The suspect in the Golders Green attack, a 45-year-old British national who was born in Somalia, had a history of serious violence and mental health issues, police said.

They also confirmed he had previously been referred to the counter radicalization scheme Prevent in 2020, while local media reported he had served time in prison for an incident in 2008 when he stabbed an officer and a police dog.

Amid widespread calls for more to be done to protect the about 290,000 Jews living in Britain, Starmer said the government would do “everything in our power to stamp this hatred out,” with stronger powers to shut down charities promoting extremism and a clampdown on “hate preachers.”

The government has also said it would fast-track legislation allowing the prosecution of people acting as proxies of a state-sponsored group, so they can be dealt with in the same way as spies for foreign intelligence services.

“We need stronger powers to tackle the malign threat posed by states like Iran, because we know for a fact that they want to harm British Jews,” Starmer said.

A pro-Iranian government group has claimed responsibility for several recent attacks while last month, two men were charged under Britain’s existing National Security Act with being tasked by Iran to carry out hostile surveillance.

Tehran has rejected such accusations.

PROTEST PROBLEM

One of the major issues which has caused anger amongst the Jewish community in Britain has been anti-Israel marches, which have become commonplace since the October 2023 Hamas assault on the Jewish state that triggered the war in Gaza. Critics say the protests have generated hostility and become a hotbed of antisemitism.

“If you stand alongside people who say, ‘Globalize the Intifada,’ you are calling for terrorism against Jews, and people who use that phrase should be prosecuted,” Starmer said. “It is racism, extreme racism, and it has left a minority community in this country, scared, intimidated, wondering if they belong.”

The recent incidents in London are part of a rising number of antisemitic attacks.

Last October, two people were killed after an attack at a synagogue in the northern English city of Manchester. A week later, two men went on trial over a plot to kill hundreds in an Islamic State-inspired gun rampage against the Jewish community.

They were found guilty in December, just over a week after a mass shooting at a Jewish Hanukkah celebration on Australia’s Bondi Beach.

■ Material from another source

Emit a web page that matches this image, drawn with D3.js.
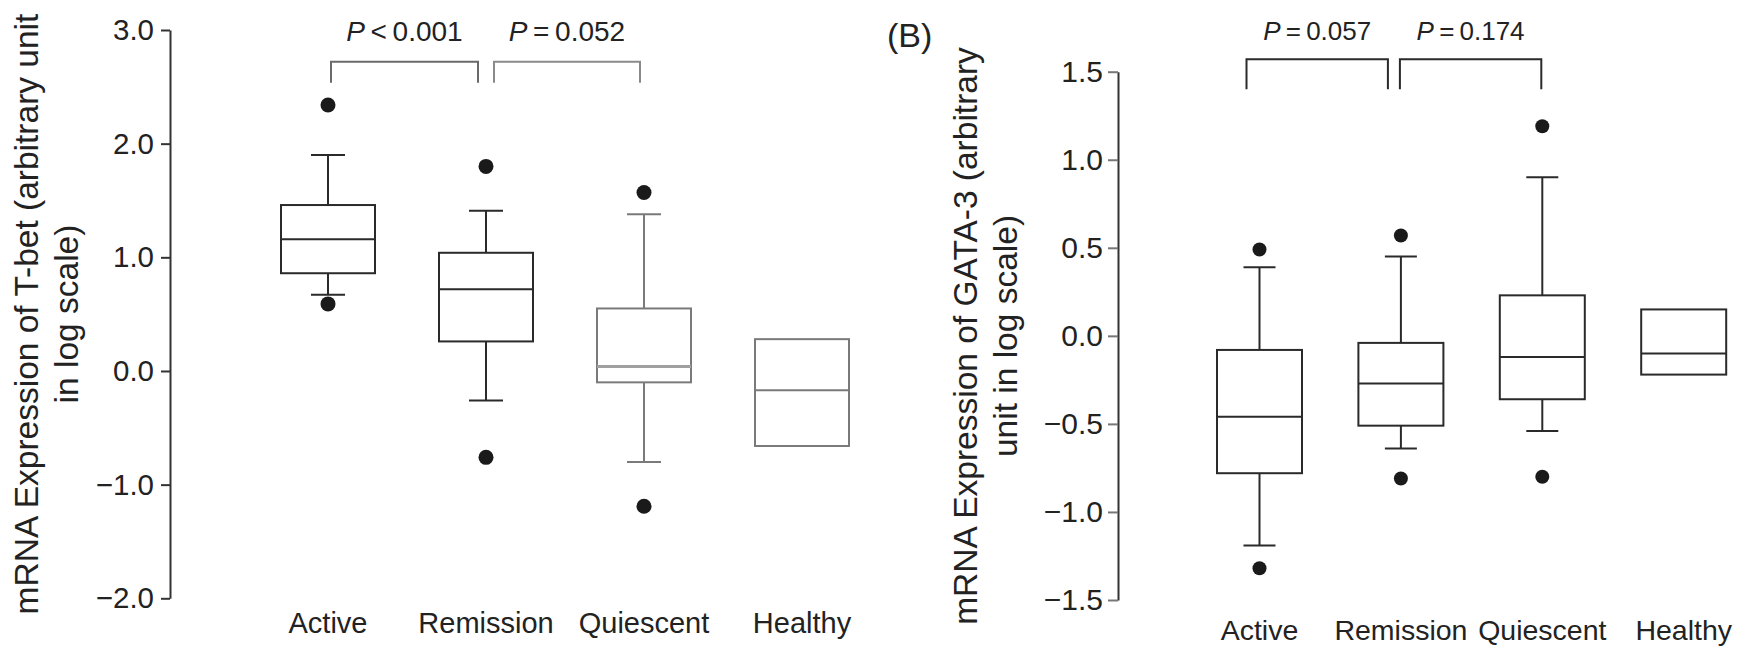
<!DOCTYPE html>
<html>
<head>
<meta charset="utf-8">
<script src="https://cdn.jsdelivr.net/npm/d3@7"></script>
<style>
  html, body { margin: 0; padding: 0; background: #fff; }
  svg { display: block; font-family: "Liberation Sans", Arial, Helvetica, sans-serif; }
</style>
</head>
<body>
<svg id="chart" width="1756" height="647"></svg>
<script>
// ---- data ----
const categories = ["Active", "Remission", "Quiescent", "Healthy"];

// Panel A: T-bet expression (log scale)
const tbetLowerWhisker = [0.67, -0.26, -0.80, null];
const tbetQ1           = [0.86, 0.26, -0.10, -0.66];
const tbetMedian       = [1.16, 0.72, 0.04, -0.17];
const tbetQ3           = [1.46, 1.04, 0.55, 0.28];
const tbetUpperWhisker = [1.90, 1.41, 1.38, null];
const tbetOutliers     = [[2.34, 0.59], [1.80, -0.76], [1.57, -1.19], []];
const tbetTicks        = [3.0, 2.0, 1.0, 0.0, -1.0, -2.0];
const tbetComparisons  = [[0, 1], [1, 2]];
const tbetPValues      = ["< 0.001", "= 0.052"];

// Panel B: GATA-3 expression (log scale)
const gataLowerWhisker = [-1.19, -0.64, -0.54, null];
const gataQ1           = [-0.78, -0.51, -0.36, -0.22];
const gataMedian       = [-0.46, -0.27, -0.12, -0.10];
const gataQ3           = [-0.08, -0.04, 0.23, 0.15];
const gataUpperWhisker = [0.39, 0.45, 0.90, null];
const gataOutliers     = [[0.49, -1.32], [0.57, -0.81], [1.19, -0.80], []];
const gataTicks        = [1.5, 1.0, 0.5, 0.0, -0.5, -1.0, -1.5];
const gataComparisons  = [[0, 1], [1, 2]];
const gataPValues      = ["= 0.057", "= 0.174"];

// ---- rendering ----
const svg = d3.select("#chart");
const FONT = "'Liberation Sans', Arial, Helvetica, sans-serif";
const fmt = v => (v < 0 ? "\u2212" : "") + Math.abs(v).toFixed(1);

function drawPanel(cfg) {
  const g = svg.append("g");
  const x = d3.scalePoint().domain(categories).range(cfg.xRange);
  const y = d3.scaleLinear().domain(cfg.yDomain).range(cfg.yRange);

  // y axis
  const axis = d3.axisLeft(y)
    .tickValues(cfg.ticks)
    .tickFormat(fmt)
    .tickSize(cfg.tickSize)
    .tickSizeOuter(0)
    .tickPadding(cfg.tickPadding);
  const ag = g.append("g").attr("transform", `translate(${cfg.axisX},0)`).call(axis);
  ag.select(".domain").attr("stroke", "#333").attr("stroke-width", 2);
  ag.selectAll(".tick line").attr("stroke", cfg.tickColor).attr("stroke-width", 2);
  ag.selectAll(".tick text")
    .attr("fill", "#222")
    .style("font-family", FONT)
    .style("font-size", cfg.tickFont + "px");

  // y axis title (two lines)
  cfg.title.forEach((line, i) => {
    g.append("text")
      .attr("transform", `translate(${cfg.titleX[i]},${cfg.titleY}) rotate(-90)`)
      .attr("text-anchor", "middle")
      .attr("fill", "#222")
      .style("font-family", FONT)
      .style("font-size", "33.5px")
      .text(line);
  });

  // category labels
  g.selectAll("text.cat").data(categories).join("text")
    .attr("class", "cat")
    .attr("x", d => x(d))
    .attr("y", cfg.catY)
    .attr("text-anchor", "middle")
    .attr("fill", "#222")
    .style("font-family", FONT)
    .style("font-size", cfg.catFont + "px")
    .text(d => d);

  // boxes
  const bw = cfg.boxWidth, cw = cfg.capWidth;
  categories.forEach((c, i) => {
    const cx = x(c);
    const col = cfg.colors[i];
    const bg = g.append("g").attr("stroke", col).attr("stroke-width", 2).attr("fill", "none");
    if (cfg.upper[i] != null) {
      bg.append("line").attr("x1", cx).attr("x2", cx)
        .attr("y1", y(cfg.upper[i])).attr("y2", y(cfg.q3[i]));
      bg.append("line").attr("x1", cx - cw / 2).attr("x2", cx + cw / 2)
        .attr("y1", y(cfg.upper[i])).attr("y2", y(cfg.upper[i]));
    }
    if (cfg.lower[i] != null) {
      bg.append("line").attr("x1", cx).attr("x2", cx)
        .attr("y1", y(cfg.q1[i])).attr("y2", y(cfg.lower[i]));
      bg.append("line").attr("x1", cx - cw / 2).attr("x2", cx + cw / 2)
        .attr("y1", y(cfg.lower[i])).attr("y2", y(cfg.lower[i]));
    }
    bg.append("rect")
      .attr("x", cx - bw / 2).attr("width", bw)
      .attr("y", y(cfg.q3[i])).attr("height", y(cfg.q1[i]) - y(cfg.q3[i]))
      .attr("fill", "#fff");
    bg.append("line")
      .attr("x1", cx - bw / 2).attr("x2", cx + bw / 2)
      .attr("y1", y(cfg.median[i])).attr("y2", y(cfg.median[i]))
      .attr("stroke", cfg.medianColors[i])
      .attr("stroke-width", cfg.medianWidths[i]);
    g.selectAll(null).data(cfg.outliers[i]).join("circle")
      .attr("cx", cx).attr("cy", d => y(d)).attr("r", cfg.dotR)
      .attr("fill", "#1a1a1a");
  });

  // significance brackets
  cfg.comparisons.forEach((pair, k) => {
    const x1 = x(categories[pair[0]]) + cfg.bracketInset[k][0];
    const x2 = x(categories[pair[1]]) + cfg.bracketInset[k][1];
    g.append("path")
      .attr("d", `M${x1},${cfg.bracketLegY}V${cfg.bracketY}H${x2}V${cfg.bracketLegY}`)
      .attr("fill", "none")
      .attr("stroke", cfg.bracketColors[k])
      .attr("stroke-width", 2);
    const t = g.append("text")
      .attr("x", (x1 + x2) / 2)
      .attr("y", cfg.pY)
      .attr("text-anchor", "middle")
      .attr("fill", "#222")
      .style("font-family", FONT)
      .style("font-size", cfg.pFont + "px");
    t.append("tspan").attr("font-style", "italic").text("P");
    t.append("tspan").text("\u2009" + cfg.pValues[k].replace(" ", "\u2009"));
  });
}

drawPanel({
  xRange: [328, 802],
  yDomain: [-2, 3], yRange: [598.3, 30],
  axisX: 170, ticks: tbetTicks, tickSize: 9, tickPadding: 7, tickFont: 29.5, tickColor: "#333",
  title: ["mRNA Expression of T-bet (arbitrary unit", "in log scale)"],
  titleX: [38, 78], titleY: 314,
  catY: 633, catFont: 29,
  boxWidth: 94, capWidth: 34, dotR: 7.5,
  lower: tbetLowerWhisker, q1: tbetQ1, median: tbetMedian, q3: tbetQ3, upper: tbetUpperWhisker,
  outliers: tbetOutliers,
  colors: ["#2a2a2a", "#2a2a2a", "#7a7a7a", "#7a7a7a"],
  medianColors: ["#2a2a2a", "#2a2a2a", "#a0a0a0", "#7a7a7a"],
  medianWidths: [2, 2, 3, 2],
  comparisons: tbetComparisons, pValues: tbetPValues,
  bracketInset: [[3, -8], [8, -4]],
  bracketColors: ["#6a6a6a", "#8a8a8a"],
  bracketY: 61.7, bracketLegY: 82.7, pY: 41, pFont: 28
});

drawPanel({
  xRange: [1259.5, 1683.7],
  yDomain: [-1.5, 1.5], yRange: [600, 71.7],
  axisX: 1118, ticks: gataTicks, tickSize: 10, tickPadding: 5, tickFont: 30, tickColor: "#777",
  title: ["mRNA Expression of GATA-3 (arbitrary", "unit in log scale)"],
  titleX: [977, 1017], titleY: 336,
  catY: 640, catFont: 28.5,
  boxWidth: 85, capWidth: 32, dotR: 7,
  lower: gataLowerWhisker, q1: gataQ1, median: gataMedian, q3: gataQ3, upper: gataUpperWhisker,
  outliers: gataOutliers,
  colors: ["#2a2a2a", "#2a2a2a", "#2a2a2a", "#2a2a2a"],
  medianColors: ["#2a2a2a", "#2a2a2a", "#2a2a2a", "#2a2a2a"],
  medianWidths: [2, 2, 2, 2],
  comparisons: gataComparisons, pValues: gataPValues,
  bracketInset: [[-13, -13], [-1, -1]],
  bracketColors: ["#2a2a2a", "#2a2a2a"],
  bracketY: 59.3, bracketLegY: 89.3, pY: 40, pFont: 26
});

// panel letter
svg.append("text")
  .attr("x", 887).attr("y", 47)
  .attr("fill", "#222")
  .style("font-family", FONT)
  .style("font-size", "34px")
  .text("(B)");
</script>
</body>
</html>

Britain’s independent reviewer of terrorism legislation, Jonathan Hall, told the BBC the British attacks had become “the biggest national security emergency” since 2017, when there was a string of high-profile attacks.

Mahmood said additional funding would pay ​for more protective ⁠security for the country’s synagogues, schools, places of worship, and community centers, boosting police numbers in areas with a large Jewish community.

According to the British government, an additional £25 million ($34 million) will be invested to increase security for Jewish communities.

“We are seeing a huge increase in antisemitism, and that’s why the government’s work on education and stamping out antisemitism across other parts of the public ⁠sector is ​also an incredibly important part of this picture,” Mahmood said.

She did not say ​the legislation would be used against Iran’s Islamic Revolutionary Guard Corps (IRGC) but told Sky News: “I expect to be making decisions in the very near future about the ​groups that we will be designating as state-linked.”

Several countries have designated the IRGC as a foreign terrorist organization.